Testing for Organ Match
  • Blood Typing:
    • Identifies blood types (A, B, AB, O) and Rh factors (+ or -).
    • Blood is classified as positive or negative based on Rh factors.
    • Blood cells labeled “A+” contain both A antigens and Rh antigens. Someone who is “A-“ contains A antigens, but not Rh factor.
    • Incompatible blood types result in immediate disqualification.
    • Process: Mixing blood with anti-serum to detect agglutination (clumping).
    • Agglutination with a certain “anti-serum” means that whatever the serum was testing for is present.
  • HLA Typing:
    • Identifies Human Leukocyte Antigens (HLA) on white blood cells.
    • HLA antigens determine self/non-self recognition for the immune system.
    • These antigens are controlled by a set of genes on chromosome 6 called the Major Histocompatibility Complex (MHC).
    • Two Classes: Class I and Class II
      • Class I: HLA-A, HLA-B, and HLA-Cw
      • Class II: HLA-DR, HLA-DQ, and HLA-DP
        HLA typing involves testing for the presence of different versions of this gene.
      • Process: DNA is isolated, amplified with PCR, and sequenced to determine alleles.
  • Antibody Screening (Panel Reactive Antibody - PRA):
    • Assesses the recipient's HLA antibodies by mixing their serum with cells from 60 individuals.
    • Evaluates the likelihood of organ rejection.
    • Ideally, serum reactivity should be less than 50%.
  • Crossmatch Test:
    • Mixes donor white blood cells with recipient serum.
    • Determines if the recipient's body will attack the donor organ.
    • No agglutination is desired for a negative crossmatch (transplant can proceed).
Transplant Surgery
  • Two-step procedure: kidney removal from donor and implantation in recipient.
  • Kidney Removal (Donor):
    • Laparoscopic nephrectomy: minimally invasive surgery using trocars and a laparoscope.
    • Results in less pain, shorter hospital stays, and quicker recovery.
  • Kidney Implantation (Recipient):
    • The new kidney is attached to the iliac or femoral artery and the bladder.
    • The recipient receives a functional kidney and can avoid dialysis.
Transplant Careers
  • Anesthesiologist, transplant surgeon, surgical (perioperative) nurse, and pharmacist.

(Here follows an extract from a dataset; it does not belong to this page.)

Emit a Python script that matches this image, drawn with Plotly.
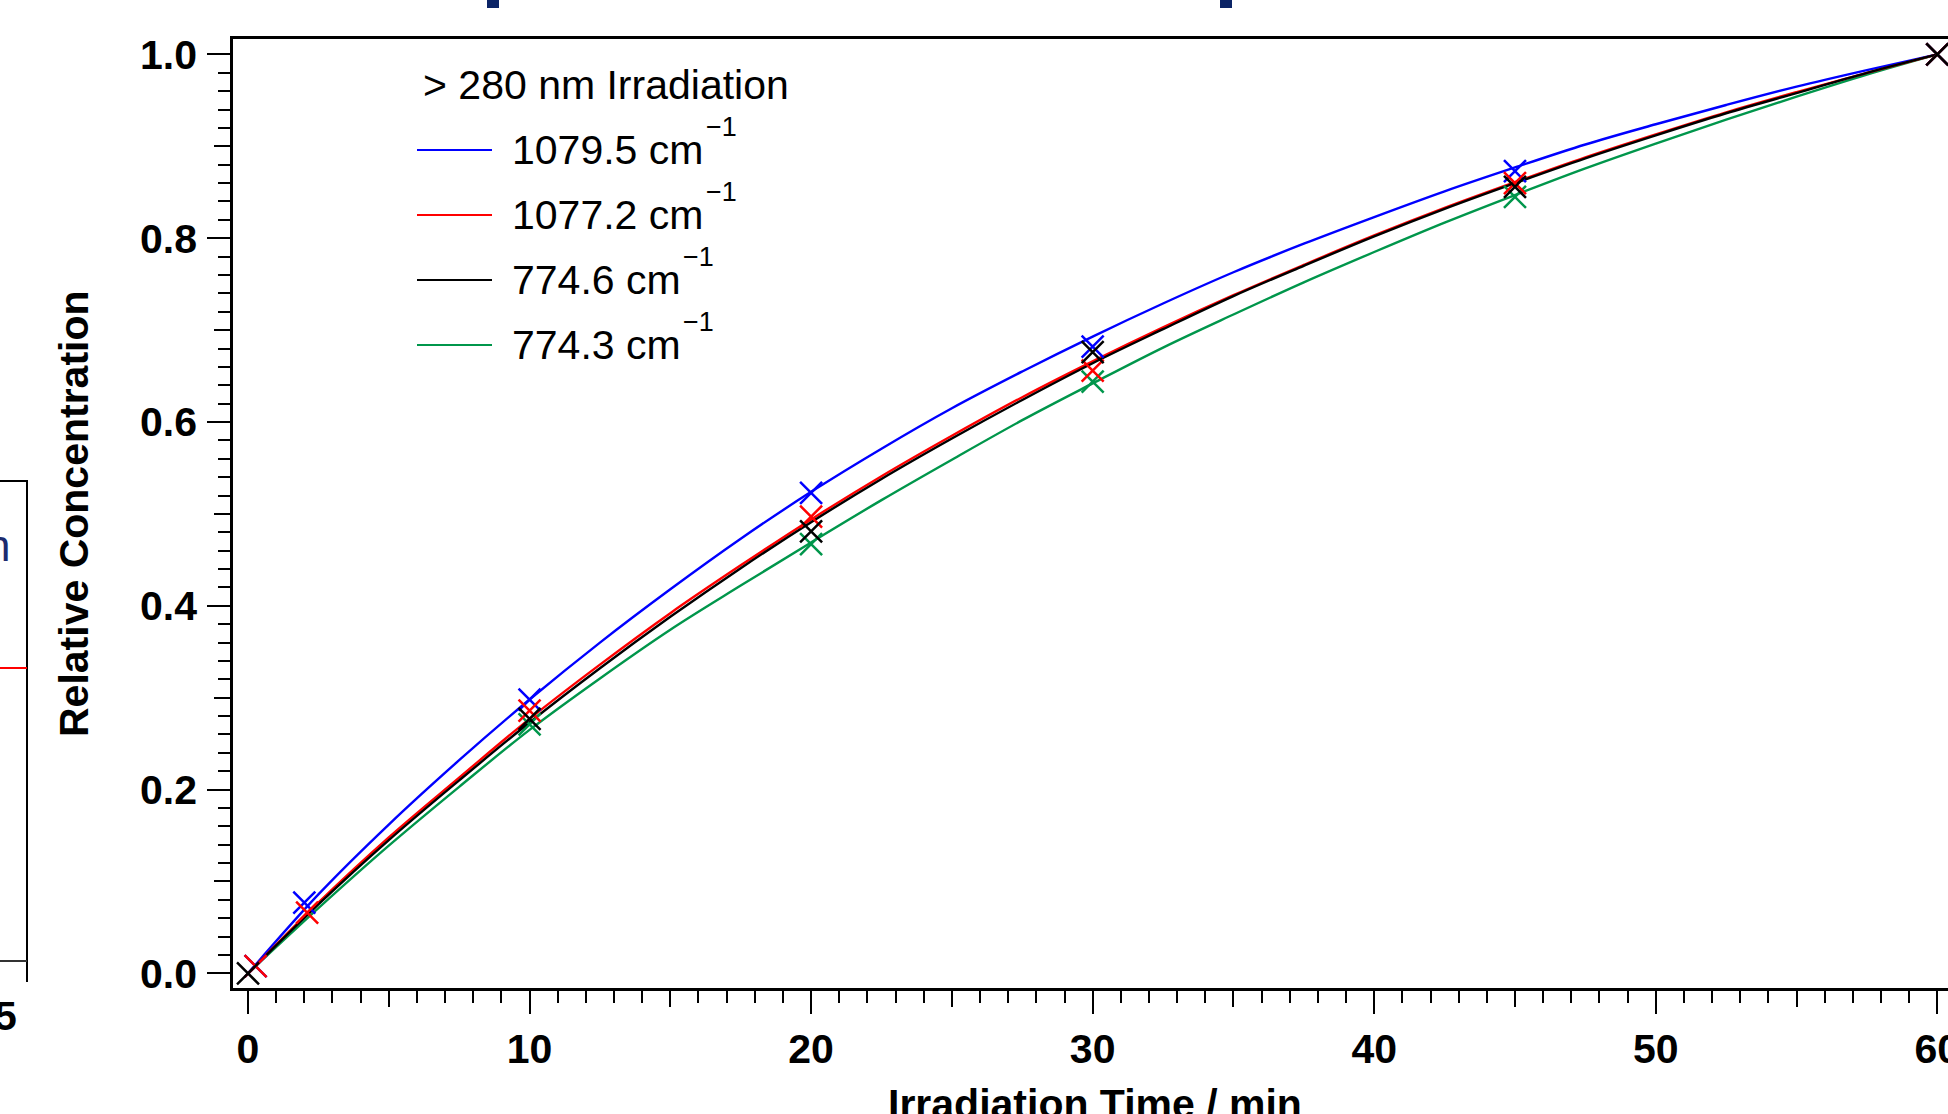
import plotly.graph_objects as go

# ---------------- data ----------------
curve_time = [0, 2.5, 5, 7.5, 10, 12.5, 15, 17.5, 20, 22.5, 25, 27.5, 30,
              32.5, 35, 37.5, 40, 42.5, 45, 47.5, 50, 52.5, 55, 57.5, 60]
blue_curve = [0.0, 0.086, 0.162, 0.232, 0.298, 0.360, 0.418, 0.473, 0.524, 0.571, 0.615, 0.655, 0.693,
              0.729, 0.763, 0.794, 0.823, 0.851, 0.877, 0.902, 0.924, 0.945, 0.965, 0.983, 1.0]
red_curve = [0.0, 0.077, 0.148, 0.213, 0.277, 0.336, 0.392, 0.444, 0.494, 0.541, 0.585, 0.627, 0.666,
             0.703, 0.738, 0.771, 0.803, 0.833, 0.861, 0.888, 0.913, 0.937, 0.959, 0.980, 1.0]
black_curve = [0.0, 0.075, 0.145, 0.210, 0.273, 0.332, 0.388, 0.441, 0.491, 0.538, 0.582, 0.624, 0.664,
               0.701, 0.737, 0.770, 0.802, 0.832, 0.860, 0.887, 0.912, 0.936, 0.958, 0.980, 1.0]
green_curve = [0.0, 0.071, 0.139, 0.203, 0.265, 0.321, 0.374, 0.422, 0.469, 0.515, 0.559, 0.602, 0.642,
               0.681, 0.717, 0.752, 0.785, 0.817, 0.847, 0.876, 0.903, 0.929, 0.954, 0.978, 1.0]

blue_pts_t = [0.27, 2.0, 10, 20, 30, 45, 60]
blue_pts_y = [0.008, 0.077, 0.298, 0.523, 0.682, 0.873, 1.0]
red_pts_t = [0.27, 2.1, 10, 20, 30, 45, 60]
red_pts_y = [0.008, 0.066, 0.286, 0.497, 0.656, 0.860, 1.0]
black_pts_t = [0, 10, 20, 30, 45, 60]
black_pts_y = [0.0, 0.277, 0.481, 0.676, 0.856, 1.0]
green_pts_t = [10, 20, 30, 45, 60]
green_pts_y = [0.271, 0.467, 0.644, 0.845, 1.0]

series_names = ["1079.5 cm", "1077.2 cm", "774.6 cm", "774.3 cm"]
legend_title = "> 280 nm Irradiation"
superscript = "\u22121"
x_title = "Irradiation Time / min"
y_title = "Relative Concentration"
x_medium_ticks = [5, 15, 25, 35, 45, 55]
y_medium_ticks = [0.1, 0.3, 0.5, 0.7, 0.9]

# ---------------- style ----------------
BLUE, RED, BLACK, GREEN = "#0000ff", "#ff0000", "#000000", "#00964b"
NAVY = "#0b2466"
FONT = "Liberation Sans, Arial, Helvetica, sans-serif"
FS = 41

W, H = 1948, 1114
L, T, PW, PH = 233, 39, 1715, 949
X_RANGE = [-0.533, 60.38]
Y_RANGE = [-0.0159, 1.0168]


def px(xp):
    return (xp - L) / PW


def py(yp):
    return (T + PH - yp) / PH


fig = go.Figure()

# fitted curves
for ys, col in [(green_curve, GREEN), (blue_curve, BLUE), (red_curve, RED), (black_curve, BLACK)]:
    fig.add_trace(go.Scatter(x=curve_time, y=ys, mode="lines",
                             line=dict(color=col, width=2.4, shape="spline"),
                             hoverinfo="skip", showlegend=False))

# measured points
for ts, ys, col in [(green_pts_t, green_pts_y, GREEN), (blue_pts_t, blue_pts_y, BLUE),
                    (red_pts_t, red_pts_y, RED), (black_pts_t, black_pts_y, BLACK)]:
    fig.add_trace(go.Scatter(x=ts, y=ys, mode="markers",
                             marker=dict(symbol="x-thin", size=22, color=col,
                                         line=dict(color=col, width=2.5)),
                             cliponaxis=False, showlegend=False))

# empty trace for medium-tick overlay axes
fig.add_trace(go.Scatter(x=[], y=[], xaxis="x2", yaxis="y2", showlegend=False))

tickfont = dict(family=FONT, size=FS, color="black", weight="bold")

fig.update_layout(
    width=W, height=H,
    margin=dict(l=L, r=0, t=T, b=H - T - PH, pad=0),
    paper_bgcolor="white", plot_bgcolor="white",
    showlegend=False,
    xaxis=dict(range=X_RANGE, showgrid=False, zeroline=False,
               showline=True, linecolor="black", linewidth=2.5, mirror=True,
               ticks="outside", ticklen=23, tickwidth=2, tickcolor="black",
               tickmode="linear", tick0=0, dtick=10, tickformat="d",
               tickfont=tickfont, ticklabelstandoff=0, automargin=False,
               ticklabeloverflow="allow",
               minor=dict(ticks="outside", tick0=0, dtick=1, ticklen=12,
                          tickwidth=2, tickcolor="black", showgrid=False)),
    yaxis=dict(range=Y_RANGE, showgrid=False, zeroline=False,
               showline=True, linecolor="black", linewidth=2.5,
               ticks="outside", ticklen=23, tickwidth=2, tickcolor="black",
               tickmode="linear", tick0=0, dtick=0.2, tickformat=".1f",
               tickfont=tickfont, ticklabelstandoff=2, automargin=False,
               ticklabeloverflow="allow",
               minor=dict(ticks="outside", tick0=0, dtick=0.02, ticklen=12,
                          tickwidth=2, tickcolor="black", showgrid=False)),
    xaxis2=dict(range=X_RANGE, overlaying="x", anchor="y", side="bottom",
                showgrid=False, zeroline=False, showline=False,
                tickmode="array", tickvals=x_medium_ticks, showticklabels=False,
                ticks="outside", ticklen=18, tickwidth=2, tickcolor="black"),
    yaxis2=dict(range=Y_RANGE, overlaying="y", anchor="x", side="left",
                showgrid=False, zeroline=False, showline=False,
                tickmode="array", tickvals=y_medium_ticks, showticklabels=False,
                ticks="outside", ticklen=18, tickwidth=2, tickcolor="black"),
)

annotations = []
shapes = []

# axis titles
annotations.append(dict(text=y_title, xref="paper", yref="paper", x=px(74), y=py(514),
                        xanchor="center", yanchor="middle", textangle=-90, showarrow=False,
                        font=dict(family=FONT, size=FS, color="black", weight="bold")))
annotations.append(dict(text=x_title, xref="paper", yref="paper", x=px(1095), y=py(1104),
                        xanchor="center", yanchor="middle", showarrow=False,
                        font=dict(family=FONT, size=FS, color="black", weight="bold")))

# custom legend
annotations.append(dict(text=legend_title, xref="paper", yref="paper", x=px(421), y=py(85),
                        xanchor="left", yanchor="middle", showarrow=False,
                        font=dict(family=FONT, size=FS, color="black")))
rows = [150, 215, 280, 345]
sup_x = [704, 704, 681, 681]
for name, col, ry, sx in zip(series_names, [BLUE, RED, BLACK, GREEN], rows, sup_x):
    shapes.append(dict(type="line", xref="paper", yref="paper", x0=px(417), x1=px(492),
                       y0=py(ry), y1=py(ry), line=dict(color=col, width=2.2)))
    annotations.append(dict(text=name, xref="paper", yref="paper", x=px(510), y=py(ry),
                            xanchor="left", yanchor="middle", showarrow=False,
                            font=dict(family=FONT, size=FS, color="black")))
    annotations.append(dict(text=superscript, xref="paper", yref="paper", x=px(sx), y=py(ry - 23),
                            xanchor="left", yanchor="middle", showarrow=False,
                            font=dict(family=FONT, size=27, color="black")))

# neighbouring panel fragment on the left
shapes.append(dict(type="line", xref="paper", yref="paper", x0=px(27), x1=px(27),
                   y0=py(480), y1=py(982), line=dict(color="black", width=2)))
shapes.append(dict(type="line", xref="paper", yref="paper", x0=px(-5), x1=px(27),
                   y0=py(481), y1=py(481), line=dict(color="black", width=2)))
shapes.append(dict(type="line", xref="paper", yref="paper", x0=px(-5), x1=px(27),
                   y0=py(961), y1=py(961), line=dict(color="#333333", width=2)))
shapes.append(dict(type="line", xref="paper", yref="paper", x0=px(-5), x1=px(27),
                   y0=py(668), y1=py(668), line=dict(color=RED, width=2)))
annotations.append(dict(text="n", xref="paper", yref="paper", x=px(12), y=py(545),
                        xanchor="right", yanchor="middle", showarrow=False,
                        font=dict(family=FONT, size=44, color="#1c2b6e")))
annotations.append(dict(text="5", xref="paper", yref="paper", x=px(19), y=py(1016),
                        xanchor="right", yanchor="middle", showarrow=False,
                        font=dict(family=FONT, size=FS, color="black", weight="bold")))

# fragments of the slide title above (cut off)
for x0 in [487, 1220]:
    shapes.append(dict(type="rect", xref="paper", yref="paper", x0=px(x0), x1=px(x0 + 12),
                       y0=py(0), y1=py(8), line=dict(width=0), fillcolor=NAVY))

fig.update_layout(annotations=annotations, shapes=shapes)

fig.write_html("out.html")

Lesson 4.4: Building a Better Body

  • Exploration of technologies to improve the human body.
Technologies Discussed:
  • Tissue Engineering: Replacement of damaged tissues/organs with lab-grown tissues.
  • Xenotransplantation: Transplantation of organs from one species to another.
    • Currently, valves from cows and pigs are used, and human skin and bladders are grown.
  • Bionics: Fusion of humans and machines.
    • Prosthetics and myoelectric arms.
    • Vision restoration for the blind using electrodes, cameras, and sensors.